• [To be done]
Copy each line below exactly and leave the pictures out.
## Begin
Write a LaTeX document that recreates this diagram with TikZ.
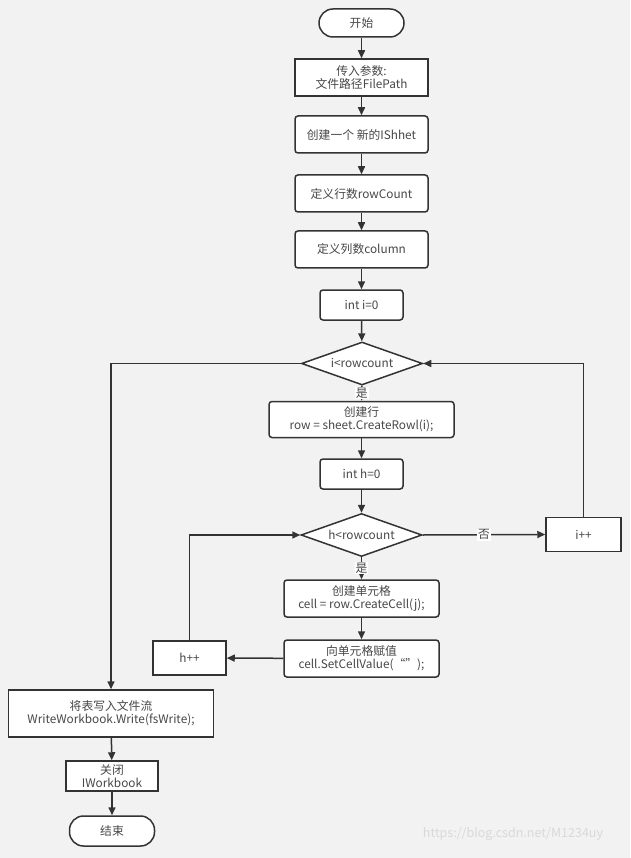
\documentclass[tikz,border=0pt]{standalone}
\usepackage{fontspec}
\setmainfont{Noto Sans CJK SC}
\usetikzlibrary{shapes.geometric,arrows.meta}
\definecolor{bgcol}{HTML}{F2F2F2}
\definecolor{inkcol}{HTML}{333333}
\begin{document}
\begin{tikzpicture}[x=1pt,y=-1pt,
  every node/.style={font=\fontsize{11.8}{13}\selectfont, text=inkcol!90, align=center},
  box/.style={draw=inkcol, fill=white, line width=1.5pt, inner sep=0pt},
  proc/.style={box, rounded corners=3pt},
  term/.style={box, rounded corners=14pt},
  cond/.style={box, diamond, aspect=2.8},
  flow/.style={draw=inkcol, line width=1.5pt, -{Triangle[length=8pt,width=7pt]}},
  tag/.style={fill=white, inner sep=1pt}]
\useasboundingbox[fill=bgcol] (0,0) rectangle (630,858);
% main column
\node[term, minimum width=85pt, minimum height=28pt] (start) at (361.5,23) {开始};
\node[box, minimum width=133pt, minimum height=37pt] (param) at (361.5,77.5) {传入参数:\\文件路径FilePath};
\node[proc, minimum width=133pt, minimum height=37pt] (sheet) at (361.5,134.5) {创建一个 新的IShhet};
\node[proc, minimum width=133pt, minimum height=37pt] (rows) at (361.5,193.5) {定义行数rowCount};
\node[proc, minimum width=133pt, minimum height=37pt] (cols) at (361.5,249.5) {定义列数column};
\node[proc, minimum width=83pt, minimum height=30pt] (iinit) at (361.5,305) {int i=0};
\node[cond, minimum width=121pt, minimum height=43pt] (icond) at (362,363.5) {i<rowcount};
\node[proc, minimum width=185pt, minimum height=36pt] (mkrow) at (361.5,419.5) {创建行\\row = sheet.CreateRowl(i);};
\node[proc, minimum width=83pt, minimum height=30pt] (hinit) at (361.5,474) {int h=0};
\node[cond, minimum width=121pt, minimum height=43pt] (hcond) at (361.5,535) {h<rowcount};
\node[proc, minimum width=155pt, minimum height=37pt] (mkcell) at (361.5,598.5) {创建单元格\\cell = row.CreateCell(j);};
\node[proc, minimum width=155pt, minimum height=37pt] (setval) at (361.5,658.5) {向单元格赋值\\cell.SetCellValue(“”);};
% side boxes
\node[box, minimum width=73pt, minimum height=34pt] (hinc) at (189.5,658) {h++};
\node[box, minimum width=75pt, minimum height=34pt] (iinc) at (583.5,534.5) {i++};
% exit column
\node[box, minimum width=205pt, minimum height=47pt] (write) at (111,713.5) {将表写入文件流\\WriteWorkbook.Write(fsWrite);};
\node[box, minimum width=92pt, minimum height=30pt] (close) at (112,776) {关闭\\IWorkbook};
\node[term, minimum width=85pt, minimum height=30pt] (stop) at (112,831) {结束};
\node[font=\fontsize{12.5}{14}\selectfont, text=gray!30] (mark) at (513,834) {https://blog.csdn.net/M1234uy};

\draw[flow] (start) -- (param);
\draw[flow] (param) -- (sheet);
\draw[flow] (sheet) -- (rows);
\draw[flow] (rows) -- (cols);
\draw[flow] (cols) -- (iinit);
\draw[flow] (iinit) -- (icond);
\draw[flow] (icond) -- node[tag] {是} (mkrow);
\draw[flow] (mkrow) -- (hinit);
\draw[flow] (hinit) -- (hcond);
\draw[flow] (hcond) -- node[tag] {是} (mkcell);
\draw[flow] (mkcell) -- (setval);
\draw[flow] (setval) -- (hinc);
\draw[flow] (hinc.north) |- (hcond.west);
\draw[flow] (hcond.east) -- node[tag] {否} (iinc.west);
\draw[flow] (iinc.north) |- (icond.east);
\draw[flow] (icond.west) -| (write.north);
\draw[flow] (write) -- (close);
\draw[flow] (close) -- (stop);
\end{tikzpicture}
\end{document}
## End
• [Expected answer]
Write a LaTeX document that recreates this diagram with TikZ.
\documentclass[tikz,border=0pt]{standalone}
\usepackage{fontspec}
\setmainfont{Noto Sans CJK SC}
\usetikzlibrary{shapes.geometric,arrows.meta}
\definecolor{bgcol}{HTML}{F2F2F2}
\definecolor{inkcol}{HTML}{333333}
\begin{document}
\begin{tikzpicture}[x=1pt,y=-1pt,
  every node/.style={font=\fontsize{11.8}{13}\selectfont, text=inkcol!90, align=center},
  box/.style={draw=inkcol, fill=white, line width=1.5pt, inner sep=0pt},
  proc/.style={box, rounded corners=3pt},
  term/.style={box, rounded corners=14pt},
  cond/.style={box, diamond, aspect=2.8},
  flow/.style={draw=inkcol, line width=1.5pt, -{Triangle[length=8pt,width=7pt]}},
  tag/.style={fill=white, inner sep=1pt}]
\useasboundingbox[fill=bgcol] (0,0) rectangle (630,858);
% main column
\node[term, minimum width=85pt, minimum height=28pt] (start) at (361.5,23) {开始};
\node[box, minimum width=133pt, minimum height=37pt] (param) at (361.5,77.5) {传入参数:\\文件路径FilePath};
\node[proc, minimum width=133pt, minimum height=37pt] (sheet) at (361.5,134.5) {创建一个 新的IShhet};
\node[proc, minimum width=133pt, minimum height=37pt] (rows) at (361.5,193.5) {定义行数rowCount};
\node[proc, minimum width=133pt, minimum height=37pt] (cols) at (361.5,249.5) {定义列数column};
\node[proc, minimum width=83pt, minimum height=30pt] (iinit) at (361.5,305) {int i=0};
\node[cond, minimum width=121pt, minimum height=43pt] (icond) at (362,363.5) {i<rowcount};
\node[proc, minimum width=185pt, minimum height=36pt] (mkrow) at (361.5,419.5) {创建行\\row = sheet.CreateRowl(i);};
\node[proc, minimum width=83pt, minimum height=30pt] (hinit) at (361.5,474) {int h=0};
\node[cond, minimum width=121pt, minimum height=43pt] (hcond) at (361.5,535) {h<rowcount};
\node[proc, minimum width=155pt, minimum height=37pt] (mkcell) at (361.5,598.5) {创建单元格\\cell = row.CreateCell(j);};
\node[proc, minimum width=155pt, minimum height=37pt] (setval) at (361.5,658.5) {向单元格赋值\\cell.SetCellValue(“”);};
% side boxes
\node[box, minimum width=73pt, minimum height=34pt] (hinc) at (189.5,658) {h++};
\node[box, minimum width=75pt, minimum height=34pt] (iinc) at (583.5,534.5) {i++};
% exit column
\node[box, minimum width=205pt, minimum height=47pt] (write) at (111,713.5) {将表写入文件流\\WriteWorkbook.Write(fsWrite);};
\node[box, minimum width=92pt, minimum height=30pt] (close) at (112,776) {关闭\\IWorkbook};
\node[term, minimum width=85pt, minimum height=30pt] (stop) at (112,831) {结束};
\node[font=\fontsize{12.5}{14}\selectfont, text=gray!30] (mark) at (513,834) {https://blog.csdn.net/M1234uy};

\draw[flow] (start) -- (param);
\draw[flow] (param) -- (sheet);
\draw[flow] (sheet) -- (rows);
\draw[flow] (rows) -- (cols);
\draw[flow] (cols) -- (iinit);
\draw[flow] (iinit) -- (icond);
\draw[flow] (icond) -- node[tag] {是} (mkrow);
\draw[flow] (mkrow) -- (hinit);
\draw[flow] (hinit) -- (hcond);
\draw[flow] (hcond) -- node[tag] {是} (mkcell);
\draw[flow] (mkcell) -- (setval);
\draw[flow] (setval) -- (hinc);
\draw[flow] (hinc.north) |- (hcond.west);
\draw[flow] (hcond.east) -- node[tag] {否} (iinc.west);
\draw[flow] (iinc.north) |- (icond.east);
\draw[flow] (icond.west) -| (write.north);
\draw[flow] (write) -- (close);
\draw[flow] (close) -- (stop);
\end{tikzpicture}
\end{document}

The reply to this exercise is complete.